The final lesson cum cause of the crisis is in the area of free media. If you want transparency and accountability of policy making, there must be a robust and critical media. At a press conference during the World Bank’s annual meeting in Hong Kong, George Soros challenged the Malaysian press to report back to the Malaysian public his claim that, had there been a free media in Malaysia, Prime Minister Mahathir’s views concerning Soros’s role in the financial crisis would have been challenged and refined long before he went international with them. This became an interesting example of the development of the free media in the region. The traditional media, the newspapers and Kuala Lumpur-based media, did not as far as I can tell report any of these allegations, despite George Soros’s challenge that this would be a test of whether they were the free media they claimed to be. On the other hand, in this glorious global world we live in, the new satellite and cable broadcasters operating throughout the region carried this into every middle-class home in Kuala Lumpur, leading every news hour for 36 hours with the Soros challenge.

The United States needs to focus on these issues. This is really a matter of these countries’ civil societies seizing the political opportunity created by the crisis, and it is clearly not my part, representing an international economic institution, to be advocating anything revolutionary here. But I would like to see East Asians seize the opportunity for change and be supported by an imaginative, innovative U.S. foreign policy, as they are being supported as much as possible by the Bank’s efforts to invest in the social dimensions of recovery from this crisis. It is striking that there is widespread, potentially activist U.S. public support for international engagement. The trouble is that it is not for the forms of engagement that Washington defines as being foreign policy concerns. The old foreign policy of guns, and even the newer foreign policy of markets, does not turn on American public opinion. The foreign policy that turns on American public opinion is the one that is scorned in the opinion pages of the New York Times, scorned in the U.S. Congress. It is the foreign policy of Copenhagen and Cairo, and even of Kyoto, which the traditional opinion makers characterize as large, expensive conferences, but which ordinary Americans perceive as offering more real engagement of Americans with other people’s civil societies.

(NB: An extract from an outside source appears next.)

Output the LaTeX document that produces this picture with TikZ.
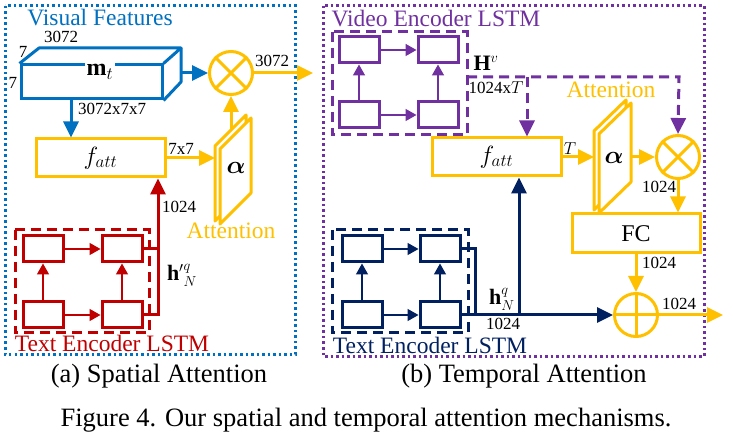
\documentclass[tikz,border=0pt]{standalone}
\usepackage{fontspec}
\setmainfont{Liberation Serif}
\usepackage{amsmath, bm}
\usetikzlibrary{arrows.meta}

\definecolor{vfblue}{RGB}{0,112,192}
\definecolor{attyellow}{RGB}{255,192,0}
\definecolor{txtred}{RGB}{192,0,0}
\definecolor{vidpurple}{RGB}{112,48,160}
\definecolor{txtnavy}{RGB}{0,32,96}

\tikzset{
    wire/.style={line width=3pt, -{Triangle[length=16pt,width=15pt]}},
    bare wire/.style={line width=3pt},
    link/.style={line width=1.5pt, -{Triangle[length=11pt,width=12pt]}},
    cell/.style={draw, line width=3pt, minimum width=40pt, minimum height=26pt, inner sep=0pt},
    fbox/.style={draw=attyellow, line width=3pt, minimum width=129pt, minimum height=38pt, inner sep=0pt, font=\fontsize{24}{26}\selectfont},
    opnode/.style={circle, draw=attyellow, line width=3pt, minimum size=43pt, inner sep=0pt},
    attsheet/.style={draw=attyellow, line width=3pt, fill=white, line join=round},
    lab/.style={font=\fontsize{17}{19}\selectfont, inner sep=0pt, anchor=base},
    title/.style={font=\fontsize{23.5}{26}\selectfont, inner sep=0pt, anchor=base},
    capt/.style={font=\fontsize{26.5}{30}\selectfont, inner sep=0pt, anchor=base},
    frame/.style={line width=3pt, dash pattern=on 2.5pt off 3pt},
    group/.style={line width=3pt, dash pattern=on 10pt off 6pt},
}

\begin{document}
\begin{tikzpicture}[x=1pt, y=-1pt]
    \useasboundingbox (0,0) rectangle (733,435);
    \newcommand\rowU{249}
    \newcommand\rowL{315}

    \draw[frame, vfblue] (5,6) rectangle (295,354);
    \draw[frame, vidpurple] (323,6) rectangle (704,356);

    % (a) spatial attention
    \node[title, text=vfblue] (labVF) at (100,26) {Visual Features};

    \node[draw=vfblue, line width=3pt, minimum width=141pt, minimum height=34pt, inner sep=0pt] (mt) at (91.5,82) {};
    \draw[vfblue, line width=3pt, line join=round] (mt.north west) -- (39,48) -- (181,48) -- (mt.north east);
    \draw[vfblue, line width=3pt, line join=round] (mt.south east) -- (181,82) -- (181,48);
    \node[fill=white, font=\fontsize{24}{26}\selectfont, inner sep=2pt] (labmt) at (100,72) {$\mathbf{m}_t$};
    \node[lab] (dimC) at (61,43) {3072};
    \node[lab] (dimH) at (23,58) {7};
    \node[lab] (dimW) at (13,89) {7};

    \node[opnode] (otA) at (231,73) {};
    \draw[attyellow, line width=3pt] (otA.north east) -- (otA.south west) (otA.north west) -- (otA.south east);
    \coordinate (mtR) at (181,73);
    \draw[wire, vfblue] (mtR) -- (otA.west);
    \coordinate (outA) at (313,73);
    \draw[wire, attyellow] (otA.east) -- (outA);
    \node[lab] (labOutA) at (272,67) {3072};

    \node[fbox] (fattA) at (100.5,158) {$f_{att}$};
    \coordinate (mtD) at (71,99);
    \draw[wire, vfblue] (mtD) -- (mtD |- fattA.north);
    \node[lab] (labMap) at (112,115) {3072x7x7};

    \draw[attsheet] (215,146) -- (246,115) -- (246,190) -- (215,221) -- cycle;
    \draw[attsheet] (220,149) -- (251,118) -- (251,193) -- (220,224) -- cycle;
    \node[font=\fontsize{24}{26}\selectfont] (alphaA) at (236,168) {$\bm{\alpha}$};
    \coordinate (attAin) at (215,158);
    \coordinate (attAout) at (231,130);
    \draw[wire, attyellow] (fattA.east) -- (attAin);
    \node[lab] (lab77) at (181,155) {7x7};
    \draw[wire, attyellow] (attAout) -- (otA.south);
    \node[title, text=attyellow] (labAttA) at (231,239) {Attention};

    \draw[group, txtred] (15,230) rectangle (149,333);
    \node[cell, txtred] (txA1) at (43,\rowU) {};
    \node[cell, txtred] (txA2) at (122,\rowU) {};
    \node[cell, txtred] (txA3) at (43,\rowL) {};
    \node[cell, txtred] (txA4) at (122,\rowL) {};
    \draw[link, txtred] (txA1) -- (txA2);
    \draw[link, txtred] (txA3) -- (txA4);
    \draw[link, txtred] (txA3) -- (txA1);
    \draw[link, txtred] (txA4) -- (txA2);
    \coordinate (hA) at (158,\rowL);
    \draw[bare wire, txtred] (txA2.east) -- (hA |- txA2.east);
    \draw[wire, txtred] (txA4.east) -- (hA) -- (hA |- fattA.south);
    \node[lab] (labQA) at (179,213) {1024};
    \node[font=\fontsize{22}{24}\selectfont] (hqA) at (182,275) {$\mathbf{h'}^{q}_{N}$};
    \node[title, text=txtred] (labTxA) at (112,352) {Text Encoder LSTM};

    % (b) temporal attention
    \node[title, text=vidpurple] (labVid) at (436,27) {Video Encoder LSTM};
    \draw[group, vidpurple] (332,32) rectangle (467,135);
    \node[cell, vidpurple] (vd1) at (359,50) {};
    \node[cell, vidpurple] (vd2) at (438,50) {};
    \node[cell, vidpurple] (vd3) at (359,115) {};
    \node[cell, vidpurple] (vd4) at (438,115) {};
    \draw[link, vidpurple] (vd1) -- (vd2);
    \draw[link, vidpurple] (vd3) -- (vd4);
    \draw[link, vidpurple] (vd3) -- (vd1);
    \draw[link, vidpurple] (vd4) -- (vd2);

    \node[fbox] (fattB) at (496.5,157) {$f_{att}$};
    \node[opnode] (otB) at (678,157) {};
    \draw[attyellow, line width=3pt] (otB.north east) -- (otB.south west) (otB.north west) -- (otB.south east);
    \node[fbox, minimum width=128pt, minimum height=39pt] (fc) at (636,233.5) {FC};
    \node[opnode] (opB) at (636,315) {};
    \draw[attyellow, line width=3pt] (opB.north) -- (opB.south) (opB.west) -- (opB.east);

    \coordinate (hv) at (467,77);
    \coordinate (hvC) at (679,77);
    \coordinate (hvF) at (527,77);
    \draw[wire, vidpurple, dash pattern=on 10pt off 6pt] (hv) -- (hvC) -- (otB.north);
    \draw[wire, vidpurple, dash pattern=on 10pt off 6pt] (hvF) -- (hvF |- fattB.north);
    \node[font=\fontsize{22}{24}\selectfont] (labHv) at (486,63) {$\mathbf{H}^{v}$};
    \node[lab] (labHvDim) at (496,94) {1024x$T$};

    \draw[attsheet] (594,131) -- (626,100) -- (626,178) -- (594,210) -- cycle;
    \draw[attsheet] (599,134) -- (631,103) -- (631,182) -- (599,213) -- cycle;
    \node[font=\fontsize{24}{26}\selectfont] (alphaB) at (614,158) {$\bm{\alpha}$};
    \node[title, text=attyellow] (labAttB) at (611,98) {Attention};
    \coordinate (attBin) at (594,157);
    \coordinate (attBout) at (631,157);
    \draw[wire, attyellow] (fattB.east) -- (attBin);
    \node[lab] (labT) at (570,155) {$T$};
    \draw[wire, attyellow] (attBout) -- (otB.west);
    \draw[wire, attyellow] (otB.south) -- (otB.south |- fc.north);
    \node[lab] (labCtx) at (659,193) {1024};
    \draw[wire, attyellow] (fc.south) -- (opB.north);
    \node[lab] (labFc) at (659,269) {1024};
    \coordinate (outB) at (723,315);
    \draw[wire, attyellow] (opB.east) -- (outB);
    \node[lab] (labOutB) at (679,309) {1024};

    \draw[group, txtnavy] (332,230) rectangle (468,333);
    \node[cell, txtnavy] (txB1) at (362,\rowU) {};
    \node[cell, txtnavy] (txB2) at (440,\rowU) {};
    \node[cell, txtnavy] (txB3) at (362,\rowL) {};
    \node[cell, txtnavy] (txB4) at (440,\rowL) {};
    \draw[link, txtnavy] (txB1) -- (txB2);
    \draw[link, txtnavy] (txB3) -- (txB4);
    \draw[link, txtnavy] (txB3) -- (txB1);
    \draw[link, txtnavy] (txB4) -- (txB2);
    \coordinate (hB) at (475,\rowL);
    \coordinate (hBup) at (519,\rowL);
    \draw[bare wire, txtnavy] (txB2.east) -- (hB |- txB2.east) -- (hB);
    \draw[wire, txtnavy] (txB4.east) -- (opB.west);
    \draw[wire, txtnavy] (hBup) -- (hBup |- fattB.south);
    \node[font=\fontsize{22}{24}\selectfont] (hqB) at (502,299) {$\mathbf{h}^{q}_{N}$};
    \node[lab] (labQB) at (503,330) {1024};
    \node[title, text=txtnavy] (labTxB) at (430,353) {Text Encoder LSTM};

    % captions
    \node[capt] (capA) at (159,382) {(a) Spatial Attention};
    \node[capt] (capB) at (524,382) {(b) Temporal Attention};
    \node[capt] (capFig) at (366,426) {Figure 4. Our spatial and temporal attention mechanisms.};
\end{tikzpicture}
\end{document}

We have been unable to articulate convincingly to the American public that multilateral organizations are efficient and effective deliverers of development assistance. But while it has proved very hard to make the case for a traditional multilateral set of partners for the United States, be it the World Bank or the United Nations, it is very easy to make the case for a broader partnership between civil societies across the world and an American constituency here. To the extent that we at the Bank position ourselves to facilitate that public-to-public partnership, we see a source of support and constituency building for the future.